= James Arthur Anderson =

American author

James Arthur Anderson's first published short story appeared in Andrew J. Offutt's Swords Against Darkness V anthology in 1979. He has since published stories in Lin Carter's Weird Tales 4, Elditch Tales, Fantasy Tales, and Haunts. His nonfiction has appeared in Fangoria. In 1997 he began using his complete name, James Arthur Anderson, in his by-line. He has won several poetry awards, including first place in the rhymed poetry category in the 79th annual Writer's Digest Writing Competition.

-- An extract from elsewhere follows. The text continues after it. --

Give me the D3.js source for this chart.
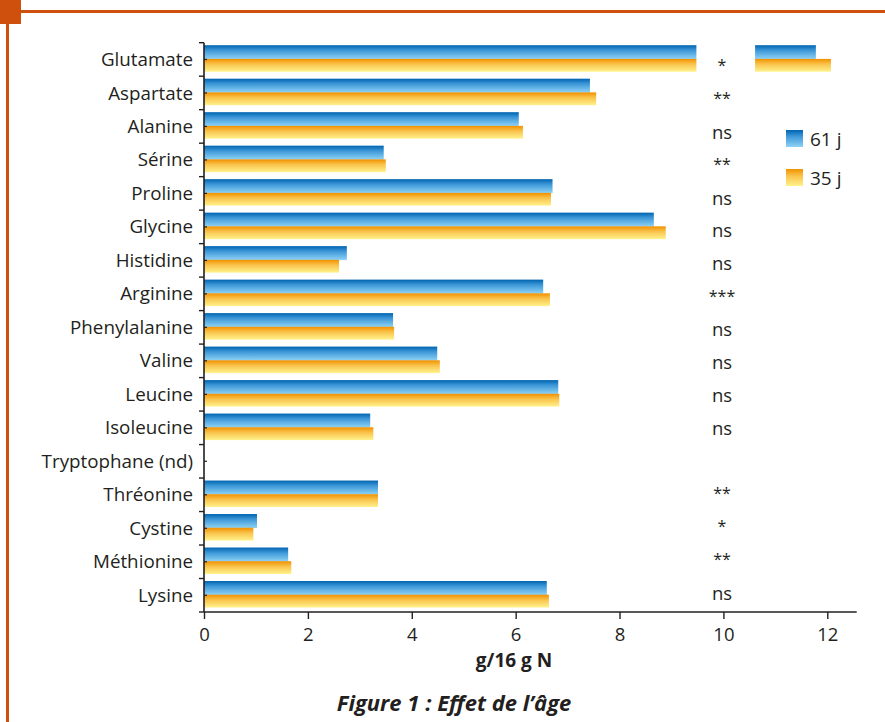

Anderson was born in Providence, Rhode Island, in 1955 and currently lives in Garfield, Georgia. He received a B.A. from Rhode Island College in 1977, and an M.A. in 1987. He earned his Ph.D. in literature from the University of Rhode Island in 1992. In 2023 he was named professor emeritus at Johnson & Wales University, where he had taught since 1984 until his retirement. His book-length study of H.P. Lovecraft, Out of the Shadows: A Structuralist Approach to Understanding the Fiction of H.P. Lovecraft was published in 2011 by Wildside Press. In June, 2017, he published a book-length critical study of Stephen King, The Linguistics of Stephen King: Layered Language and Meaning in the fiction with McFarland Press. In 2020 he published "Excavating Stephen King: a Darwinist Hermeneutic Study of the Fiction" with Rowman & Littlefield.